* PROBLEM REQUIREMENTS
Word for word, copy all the data and drop the pictures.

* DATASET CONTENT
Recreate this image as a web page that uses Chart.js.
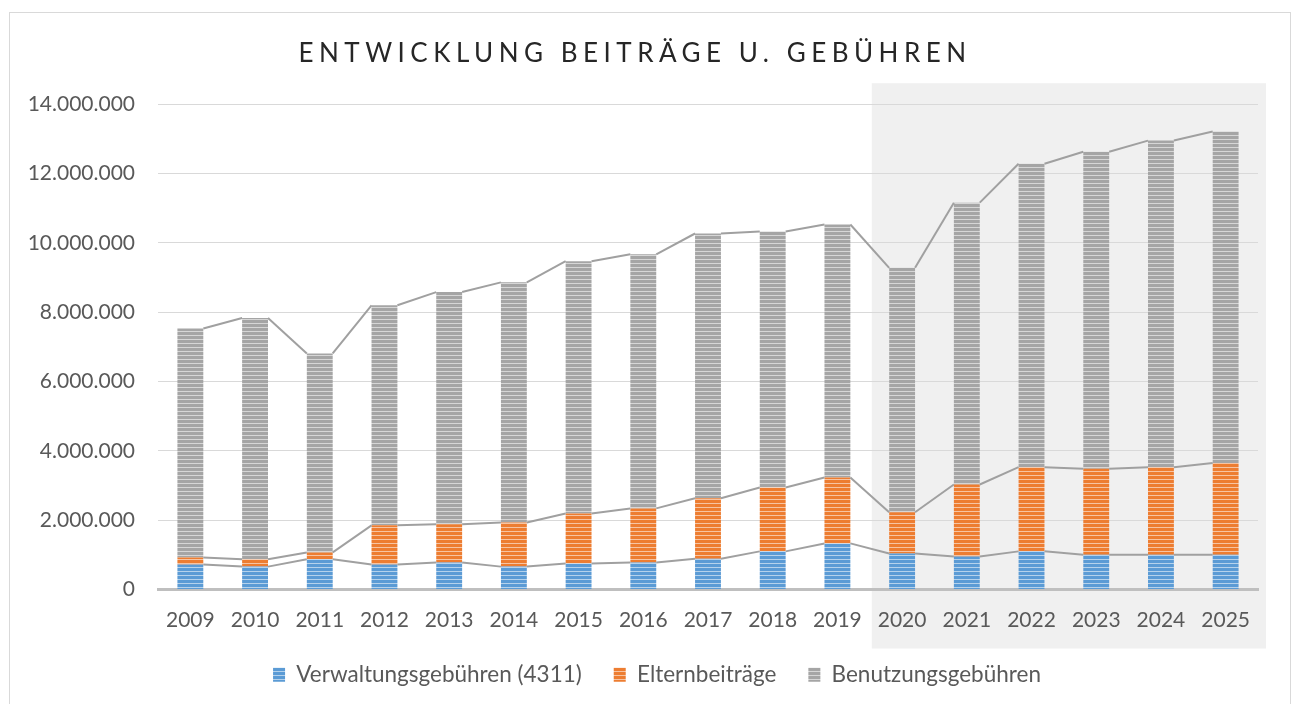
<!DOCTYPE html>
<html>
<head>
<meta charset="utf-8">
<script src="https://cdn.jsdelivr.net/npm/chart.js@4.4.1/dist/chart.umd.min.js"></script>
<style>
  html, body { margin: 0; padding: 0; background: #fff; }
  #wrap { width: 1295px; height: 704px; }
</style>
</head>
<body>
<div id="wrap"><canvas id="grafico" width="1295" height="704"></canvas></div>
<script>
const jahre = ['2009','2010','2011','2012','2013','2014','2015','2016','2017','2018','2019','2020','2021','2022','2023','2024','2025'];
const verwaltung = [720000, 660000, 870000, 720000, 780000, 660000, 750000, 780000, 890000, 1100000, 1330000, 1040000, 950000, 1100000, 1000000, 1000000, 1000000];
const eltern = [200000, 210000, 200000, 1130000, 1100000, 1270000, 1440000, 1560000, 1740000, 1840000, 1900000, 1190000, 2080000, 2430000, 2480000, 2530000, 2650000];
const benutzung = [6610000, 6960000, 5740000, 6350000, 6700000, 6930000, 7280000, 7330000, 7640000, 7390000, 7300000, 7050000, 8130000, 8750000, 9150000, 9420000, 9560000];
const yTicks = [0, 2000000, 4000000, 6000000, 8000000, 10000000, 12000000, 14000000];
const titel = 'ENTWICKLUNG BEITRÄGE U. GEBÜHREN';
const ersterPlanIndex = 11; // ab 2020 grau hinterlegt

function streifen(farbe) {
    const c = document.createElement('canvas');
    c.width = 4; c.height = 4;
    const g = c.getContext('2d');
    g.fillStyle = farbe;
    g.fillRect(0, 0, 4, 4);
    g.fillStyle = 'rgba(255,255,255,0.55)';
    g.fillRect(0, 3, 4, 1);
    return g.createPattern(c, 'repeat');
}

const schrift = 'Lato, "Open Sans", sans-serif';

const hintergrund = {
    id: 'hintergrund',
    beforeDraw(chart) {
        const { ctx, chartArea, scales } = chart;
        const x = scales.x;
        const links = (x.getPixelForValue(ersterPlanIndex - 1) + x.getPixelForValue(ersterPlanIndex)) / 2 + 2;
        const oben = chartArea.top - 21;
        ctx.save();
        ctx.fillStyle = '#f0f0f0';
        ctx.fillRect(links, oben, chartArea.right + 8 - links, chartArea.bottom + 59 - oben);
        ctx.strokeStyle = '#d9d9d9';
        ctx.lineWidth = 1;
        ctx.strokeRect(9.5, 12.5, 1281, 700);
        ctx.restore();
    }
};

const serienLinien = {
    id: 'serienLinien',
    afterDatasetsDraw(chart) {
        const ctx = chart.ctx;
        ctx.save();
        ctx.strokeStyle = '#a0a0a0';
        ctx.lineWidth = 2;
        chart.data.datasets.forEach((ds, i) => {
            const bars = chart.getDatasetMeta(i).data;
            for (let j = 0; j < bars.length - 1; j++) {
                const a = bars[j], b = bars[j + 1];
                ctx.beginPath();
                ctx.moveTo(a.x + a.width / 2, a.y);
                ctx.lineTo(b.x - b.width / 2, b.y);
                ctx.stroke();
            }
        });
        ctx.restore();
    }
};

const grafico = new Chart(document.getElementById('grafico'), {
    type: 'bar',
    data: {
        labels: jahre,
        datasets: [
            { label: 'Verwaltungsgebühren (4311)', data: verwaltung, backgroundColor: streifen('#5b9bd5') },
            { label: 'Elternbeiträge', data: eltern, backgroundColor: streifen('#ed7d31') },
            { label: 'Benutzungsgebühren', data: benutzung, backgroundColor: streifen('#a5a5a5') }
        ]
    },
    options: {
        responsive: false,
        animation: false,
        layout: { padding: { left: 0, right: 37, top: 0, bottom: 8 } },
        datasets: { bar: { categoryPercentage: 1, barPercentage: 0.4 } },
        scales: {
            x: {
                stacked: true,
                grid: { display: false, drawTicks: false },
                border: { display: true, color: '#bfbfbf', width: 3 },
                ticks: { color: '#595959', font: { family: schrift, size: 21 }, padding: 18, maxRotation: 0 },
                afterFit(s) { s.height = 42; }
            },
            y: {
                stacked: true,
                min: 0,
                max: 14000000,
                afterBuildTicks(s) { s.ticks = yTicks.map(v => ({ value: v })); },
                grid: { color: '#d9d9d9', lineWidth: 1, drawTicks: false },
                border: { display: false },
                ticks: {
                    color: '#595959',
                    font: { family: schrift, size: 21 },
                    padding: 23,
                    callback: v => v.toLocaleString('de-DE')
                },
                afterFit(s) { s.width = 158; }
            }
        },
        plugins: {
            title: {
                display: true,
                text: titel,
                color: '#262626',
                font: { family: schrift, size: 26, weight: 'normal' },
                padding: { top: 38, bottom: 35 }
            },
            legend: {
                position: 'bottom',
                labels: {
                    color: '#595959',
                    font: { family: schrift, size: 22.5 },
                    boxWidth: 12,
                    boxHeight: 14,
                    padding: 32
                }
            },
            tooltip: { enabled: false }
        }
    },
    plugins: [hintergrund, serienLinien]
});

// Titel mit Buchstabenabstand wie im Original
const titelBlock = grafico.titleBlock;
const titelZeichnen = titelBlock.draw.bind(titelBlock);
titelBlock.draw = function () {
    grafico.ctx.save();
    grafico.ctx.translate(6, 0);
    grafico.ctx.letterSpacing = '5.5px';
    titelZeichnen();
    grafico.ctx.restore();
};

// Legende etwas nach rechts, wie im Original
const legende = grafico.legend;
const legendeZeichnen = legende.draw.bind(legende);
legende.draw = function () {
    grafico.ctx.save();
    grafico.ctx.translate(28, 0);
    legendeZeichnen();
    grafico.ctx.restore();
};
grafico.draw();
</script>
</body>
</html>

* REPLY TO THE TASK
Recreate this image as a web page that uses Chart.js.
<!DOCTYPE html>
<html>
<head>
<meta charset="utf-8">
<script src="https://cdn.jsdelivr.net/npm/chart.js@4.4.1/dist/chart.umd.min.js"></script>
<style>
  html, body { margin: 0; padding: 0; background: #fff; }
  #wrap { width: 1295px; height: 704px; }
</style>
</head>
<body>
<div id="wrap"><canvas id="grafico" width="1295" height="704"></canvas></div>
<script>
const jahre = ['2009','2010','2011','2012','2013','2014','2015','2016','2017','2018','2019','2020','2021','2022','2023','2024','2025'];
const verwaltung = [720000, 660000, 870000, 720000, 780000, 660000, 750000, 780000, 890000, 1100000, 1330000, 1040000, 950000, 1100000, 1000000, 1000000, 1000000];
const eltern = [200000, 210000, 200000, 1130000, 1100000, 1270000, 1440000, 1560000, 1740000, 1840000, 1900000, 1190000, 2080000, 2430000, 2480000, 2530000, 2650000];
const benutzung = [6610000, 6960000, 5740000, 6350000, 6700000, 6930000, 7280000, 7330000, 7640000, 7390000, 7300000, 7050000, 8130000, 8750000, 9150000, 9420000, 9560000];
const yTicks = [0, 2000000, 4000000, 6000000, 8000000, 10000000, 12000000, 14000000];
const titel = 'ENTWICKLUNG BEITRÄGE U. GEBÜHREN';
const ersterPlanIndex = 11; // ab 2020 grau hinterlegt

function streifen(farbe) {
    const c = document.createElement('canvas');
    c.width = 4; c.height = 4;
    const g = c.getContext('2d');
    g.fillStyle = farbe;
    g.fillRect(0, 0, 4, 4);
    g.fillStyle = 'rgba(255,255,255,0.55)';
    g.fillRect(0, 3, 4, 1);
    return g.createPattern(c, 'repeat');
}

const schrift = 'Lato, "Open Sans", sans-serif';

const hintergrund = {
    id: 'hintergrund',
    beforeDraw(chart) {
        const { ctx, chartArea, scales } = chart;
        const x = scales.x;
        const links = (x.getPixelForValue(ersterPlanIndex - 1) + x.getPixelForValue(ersterPlanIndex)) / 2 + 2;
        const oben = chartArea.top - 21;
        ctx.save();
        ctx.fillStyle = '#f0f0f0';
        ctx.fillRect(links, oben, chartArea.right + 8 - links, chartArea.bottom + 59 - oben);
        ctx.strokeStyle = '#d9d9d9';
        ctx.lineWidth = 1;
        ctx.strokeRect(9.5, 12.5, 1281, 700);
        ctx.restore();
    }
};

const serienLinien = {
    id: 'serienLinien',
    afterDatasetsDraw(chart) {
        const ctx = chart.ctx;
        ctx.save();
        ctx.strokeStyle = '#a0a0a0';
        ctx.lineWidth = 2;
        chart.data.datasets.forEach((ds, i) => {
            const bars = chart.getDatasetMeta(i).data;
            for (let j = 0; j < bars.length - 1; j++) {
                const a = bars[j], b = bars[j + 1];
                ctx.beginPath();
                ctx.moveTo(a.x + a.width / 2, a.y);
                ctx.lineTo(b.x - b.width / 2, b.y);
                ctx.stroke();
            }
        });
        ctx.restore();
    }
};

const grafico = new Chart(document.getElementById('grafico'), {
    type: 'bar',
    data: {
        labels: jahre,
        datasets: [
            { label: 'Verwaltungsgebühren (4311)', data: verwaltung, backgroundColor: streifen('#5b9bd5') },
            { label: 'Elternbeiträge', data: eltern, backgroundColor: streifen('#ed7d31') },
            { label: 'Benutzungsgebühren', data: benutzung, backgroundColor: streifen('#a5a5a5') }
        ]
    },
    options: {
        responsive: false,
        animation: false,
        layout: { padding: { left: 0, right: 37, top: 0, bottom: 8 } },
        datasets: { bar: { categoryPercentage: 1, barPercentage: 0.4 } },
        scales: {
            x: {
                stacked: true,
                grid: { display: false, drawTicks: false },
                border: { display: true, color: '#bfbfbf', width: 3 },
                ticks: { color: '#595959', font: { family: schrift, size: 21 }, padding: 18, maxRotation: 0 },
                afterFit(s) { s.height = 42; }
            },
            y: {
                stacked: true,
                min: 0,
                max: 14000000,
                afterBuildTicks(s) { s.ticks = yTicks.map(v => ({ value: v })); },
                grid: { color: '#d9d9d9', lineWidth: 1, drawTicks: false },
                border: { display: false },
                ticks: {
                    color: '#595959',
                    font: { family: schrift, size: 21 },
                    padding: 23,
                    callback: v => v.toLocaleString('de-DE')
                },
                afterFit(s) { s.width = 158; }
            }
        },
        plugins: {
            title: {
                display: true,
                text: titel,
                color: '#262626',
                font: { family: schrift, size: 26, weight: 'normal' },
                padding: { top: 38, bottom: 35 }
            },
            legend: {
                position: 'bottom',
                labels: {
                    color: '#595959',
                    font: { family: schrift, size: 22.5 },
                    boxWidth: 12,
                    boxHeight: 14,
                    padding: 32
                }
            },
            tooltip: { enabled: false }
        }
    },
    plugins: [hintergrund, serienLinien]
});

// Titel mit Buchstabenabstand wie im Original
const titelBlock = grafico.titleBlock;
const titelZeichnen = titelBlock.draw.bind(titelBlock);
titelBlock.draw = function () {
    grafico.ctx.save();
    grafico.ctx.translate(6, 0);
    grafico.ctx.letterSpacing = '5.5px';
    titelZeichnen();
    grafico.ctx.restore();
};

// Legende etwas nach rechts, wie im Original
const legende = grafico.legend;
const legendeZeichnen = legende.draw.bind(legende);
legende.draw = function () {
    grafico.ctx.save();
    grafico.ctx.translate(28, 0);
    legendeZeichnen();
    grafico.ctx.restore();
};
grafico.draw();
</script>
</body>
</html>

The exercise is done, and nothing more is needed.